Happy birthday to my Bubba Boy!!!

Next time Abi comes over she is bringing you something from her freezer and will be spoiling you just cause she forgot it was your birthday!!!:hug:


----------



## xellil (Apr 4, 2011)

Bubba is lucky. I figure we all have our dogs for a reason. Maybe to build character, or patience, or something. 

But it sounds like you got more character-building than most of us! And more than you bargained for. But you stuck with it and Bubba is all the better for it.

It's awful what happened to him. I wonder if dogs remember, or if they are just left with the scars and the memories fade eventually.


----------



## Sprocket (Oct 4, 2011)

mischiefgrrl said:


> And Bubba The Love Sponge thanks you for everything!


LMAO Drew loves that show.


----------



## kathylcsw (Jul 31, 2011)

Happy Birthday to Bubba. I am sure that he is grateful every day to be where he is.


----------



## wolfsnaps88 (Jan 2, 2012)

WHO BLEACHES A DOGS BUTT?????



Hope Bubba had a good time on his special day. 

I don't celebrate my dogs birthdays. They are spoiled enough I think on an EVERY day basis. Plus, I don't know all their birthdays so it wouldn't be fair. Im sure Bubba and Malia (did I spell that right?)are spoiled rotten as well. 

And a note on the weight thing. When we see our dogs every day, sometimes we don't notice they are getting a little bit chunkier. Sometimes it takes a stranger or someone that doesn't see them every day. To me, they are my kids, and if you say something I take offense to (regardless of the thing said was meant to be offensive) You get defensive and upset. I know when my mom told me Sarge was getting fatTER when we visited the other week (and her scale confirmed it) I felt horrible. First off, don't call my kid fat. And secondly, you are right  LOL

MAGIC RE, I am glad you apologized to those two, it takes a big person to do that. I wasn't getting involved because I like everyone here and I hate drama. I hope we can both agree that our animals need some more walks (and at least in my case, I do too!)

Happy birthday to Bubba and I am so glad he has you!


----------



## mischiefgrrl (Oct 28, 2010)

BTW do you think his pooper might've gotten bleached from him sitting in the floor of his pen - since his previous owner was bleaching that? Maybe they shaved the hair around it because it was irritated from the bleach?


----------



## Khan (Jan 17, 2010)

Happy Birthday Bubba-licious!! 

Slobbers are being sent up the 5 from Khan!


----------



## Janet At Nutro (Mar 11, 2011)

Happy 5th Birthday Bubba!


----------



## whiteleo (Sep 7, 2008)

Happy Happy Birthday Big Boy! I'm sure your parents spoilt you rotten today, although I know for a fact your not getting any bison necks, oh maybe I'll save you one for your present!


----------



## magicre (Apr 7, 2010)

they are walked, wolfsnaps......they were both being overfed. i just suck at math. we're all good now.
when i'm wrong, i'm wrong. sometimes it takes a knock in the head, but ah well.

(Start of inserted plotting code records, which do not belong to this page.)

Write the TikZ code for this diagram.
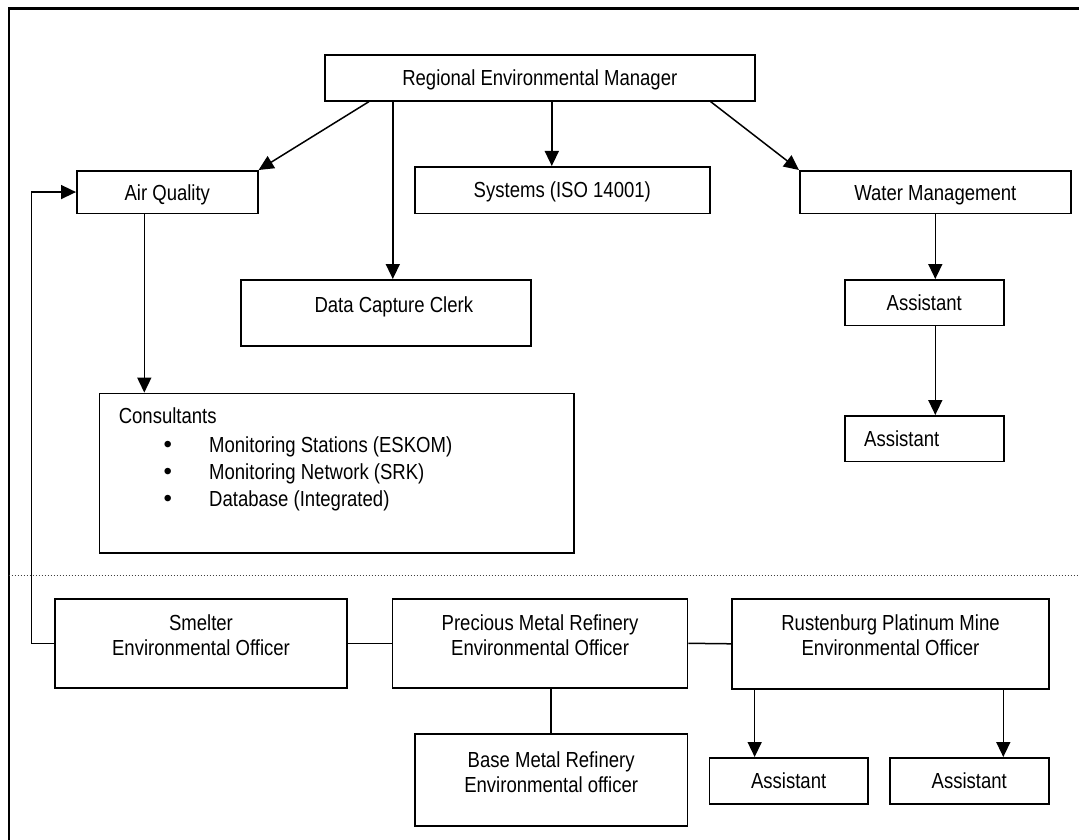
\documentclass[tikz,border=0pt]{standalone}
\usepackage{fontspec}
\setmainfont{Liberation Sans}[FakeStretch=0.85]
\newfontfamily\bulletfont{Liberation Sans}
\usetikzlibrary{arrows.meta}

\begin{document}
\begin{tikzpicture}[
  x=1pt, y=-1pt,
  every node/.style={font=\fontsize{21.8}{25.3}\selectfont},
  box/.style={draw, line width=1.6pt, rectangle, inner sep=0pt},
  lbl/.style={inner sep=0pt, text height=15.6pt, text depth=0pt},
  mlbl/.style={inner sep=0pt, align=center, anchor=north},
  bul/.style={inner sep=0pt, anchor=base, font=\bulletfont\fontsize{24}{25}\selectfont},
  conn/.style={line width=1.5pt},
  arr/.style={conn, -{Triangle[length=15pt,width=14pt]}},
  frame/.style={line width=2.2pt},
  divider/.style={line width=1pt, dash pattern=on 1pt off 2pt, black!75}
]
\useasboundingbox (0,0) rectangle (1079,840);

% page frame
\draw[frame] (8.6,840) -- (8.6,8.5) -- (1079,8.5);

% boxes: (left,top) corner, width, height
\newcommand{\orgbox}[5]{%
  \node[box, anchor=north west, minimum width=#4pt, minimum height=#5pt] (#1) at (#2,#3) {};}
\orgbox{rem}{324}{54}{430}{46}
\orgbox{aq}{76}{170}{181}{42.5}
\orgbox{sys}{414}{166}{295}{46.5}
\orgbox{wm}{799}{170}{271}{42.5}
\orgbox{dcc}{240}{279}{290}{66}
\orgbox{asta}{844}{279}{159}{45.5}
\orgbox{astb}{844}{415}{159}{45.5}
\orgbox{cons}{98.6}{392.6}{474.7}{159.4}
\orgbox{smelter}{54}{598}{292.4}{89}
\orgbox{pmr}{391.8}{598}{294.9}{89}
\orgbox{rpm}{731.4}{598}{316.6}{90}
\orgbox{bmr}{414}{733}{272.7}{92}
\orgbox{astbl}{708.7}{757}{158.3}{46}
\orgbox{astbr}{889}{757}{159}{46}

% labels
\node[lbl] (remt) at (rem.center) {Regional Environmental Manager};
\node[lbl] (aqt) at ([yshift=-1pt]aq.center) {Air Quality};
\node[lbl] (syst) at (sys.center) {Systems (ISO 14001)};
\node[lbl] (wmt) at ([yshift=-1pt]wm.center) {Water Management};
\node[lbl] (dcct) at ([xshift=8pt,yshift=-26pt]dcc.north) {Data Capture Clerk};
\node[lbl] (astat) at (asta.center) {Assistant};
\node[lbl, anchor=west] (astbt) at ([xshift=20pt]astb.west) {Assistant};
\node[lbl] (astblt) at (astbl.center) {Assistant};
\node[lbl] (astbrt) at (astbr.center) {Assistant};

\node[mlbl] (smeltert) at ([yshift=-16.5pt]smelter.north) {Smelter\\Environmental Officer};
\node[mlbl] (pmrt) at ([yshift=-16.5pt]pmr.north) {Precious Metal Refinery\\Environmental Officer};
\node[mlbl] (rpmt) at ([yshift=-16.5pt]rpm.north) {Rustenburg Platinum Mine\\Environmental Officer};
\node[mlbl] (bmrt) at ([yshift=-18pt]bmr.north) {Base Metal Refinery\\Environmental officer};

% consultants list
\node[inner sep=0pt, anchor=base west] (ctitle) at (118.6,423) {Consultants};
\node[bul] (b1) at (167.7,452) {•};
\node[bul] (b2) at (167.7,479.3) {•};
\node[bul] (b3) at (167.7,506.8) {•};
\node[inner sep=0pt, anchor=base west] (i1) at (209,452) {Monitoring Stations (ESKOM)};
\node[inner sep=0pt, anchor=base west] (i2) at (209,479.3) {Monitoring Network (SRK)};
\node[inner sep=0pt, anchor=base west] (i3) at (209,506.8) {Database (Integrated)};

% divider between head office and operations
\draw[divider] (8.6,575) -- (1079,575);

% entry points of the vertical connectors
\coordinate (dccin) at ([xshift=7pt]dcc.north);
\coordinate (sysin) at ([xshift=-10.5pt]sys.north);
\coordinate (consin) at ([xshift=45.7pt]cons.north west);
\coordinate (blin) at ([xshift=-34pt]astbl.north);
\coordinate (brin) at ([xshift=34pt]astbr.north);

% reporting lines
\draw[arr] ([xshift=45pt]rem.south west) -- (aq.north east);
\draw[arr] ([xshift=-45pt]rem.south east) -- (wm.north west);
\draw[arr] (rem.south -| dccin) -- (dccin);
\draw[arr] (rem.south -| sysin) -- (sysin);
\draw[arr] (aq.south -| consin) -- (consin);
\draw[arr] (wm.south) -- (wm.south |- asta.north);
\draw[arr] (wm.south |- asta.south) -- (wm.south |- astb.north);
\draw[arr] (smelter.west) -- ++(-22.4,0) |- (aq.west);
\draw[conn] (smelter.east) -- (pmr.west);
\draw[conn] (pmr.east) -- (rpm.west);
\draw[conn] (bmr.north |- pmr.south) -- (bmr.north);
\draw[arr] (rpm.south -| blin) -- (blin);
\draw[arr] (rpm.south -| brin) -- (brin);
\end{tikzpicture}
\end{document}
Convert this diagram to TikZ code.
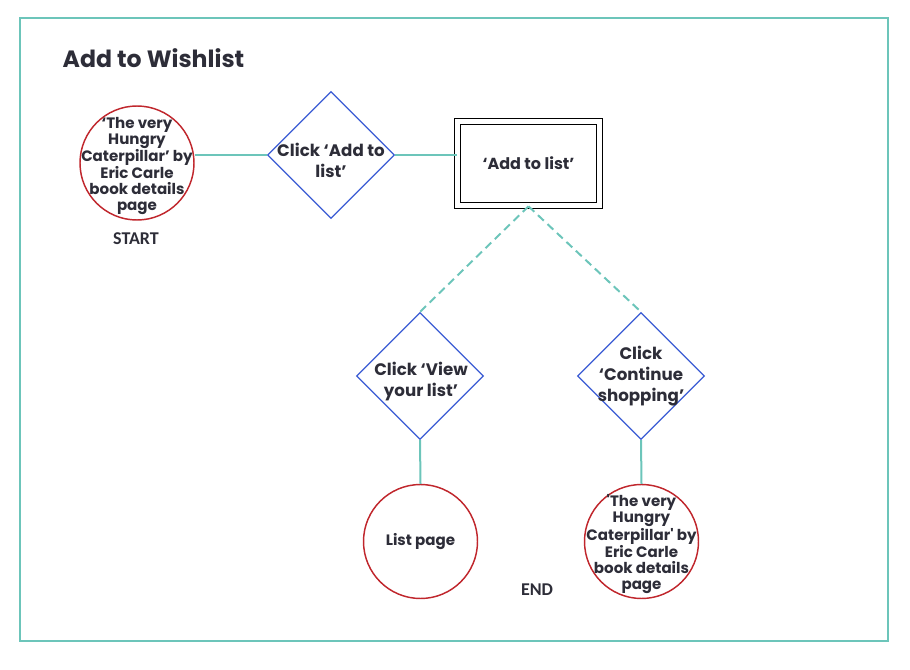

donna, now that i look at it....yeah, he does look like a high heel boot....with his arse up in the air like that. that's how he eats when he's really serious.

abi, he will remember that because i just told him....

you too robin....bison neck . one. bubba eat.

i think dogs live in the moment. but i also think they remember.
scars don't hurt though.....and the memory i think only returns if the situation returns...so if i go to pet bubba from above on downward to his head, he will still lower his head....i have to come in from his chin, below to up.

no, mischieffgrrl, it was a perfectly shaved O...and the bleach was only on that O. at least i don't think so. and the chi they had had the same O.

thank you, gina...slobbers accepted from that dog of yours.....

we'll be expecting that bison neck, miss robin. 
we assessed the freezer situation from all angles and honey's good, but he said, even he's not that good...especially with emu coming. LOL


----------



## DaneMama (Jun 27, 2008)

Happy birthday to bubba!


----------



## magicre (Apr 7, 2010)

DaneMama said:


> Happy birthday to bubba!


back and already posting.... glad you had a great time.


----------